Secretary of the Commonwealth of Pennsylvania
- In office 1967–1968
- Governor: Raymond P. Shafer
- Preceded by: W. Stuart Helm
- Succeeded by: Joseph J. Kelley

Chairman of the Republican State Committee of Pennsylvania
- In office 1963–1967
- Preceded by: George I. Bloom
- Succeeded by: John C. Jordan

Personal details
- Born: December 29, 1928 Gosport, Indiana
- Died: December 28, 1985 (aged 56) Camp Hill, Pennsylvania
- Party: Republican

= Craig Truax =

American politician (1928–1985)

Combs Craig Truax (December 29, 1928 – December 28, 1985) was an American political aide who served as Chairman of the Republican State Committee of Pennsylvania from 1963 to 1967 and Secretary of the Commonwealth of Pennsylvania from 1967 to 1968.

==Early life==
Truax was born in Gosport, Indiana.

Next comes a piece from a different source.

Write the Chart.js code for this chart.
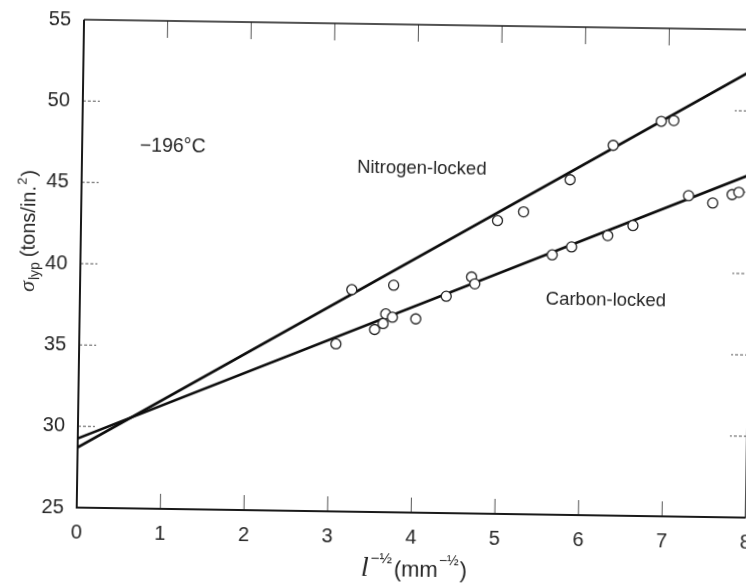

He served in the United States Army from 1946 to 1947 and the United States Navy from 1951 to 1954. He moved to Pennsylvania in 1954 to become editor of the Wellsboro Gazette.

==Career==
Truax worked as a publicist for the Pennsylvania Republican state committee during the 1956 United States presidential election. He became an assistant to the majority leader of the Pennsylvania House of Representatives in 1957, but soon returned to the state committee as an assistant to the chairman. In 1959, he was named executive director. In 1963, he succeeded George I. Bloom as party chairman after Bloom became Secretary of the Commonwealth. Truax was appointed Secretary of the Commonwealth in 1967 by Governor Raymond P. Shafer. He resigned on January 1, 1968, to become director of programs for the Pennsylvania House Republican Caucus, a job he held until his death on December 28, 1985.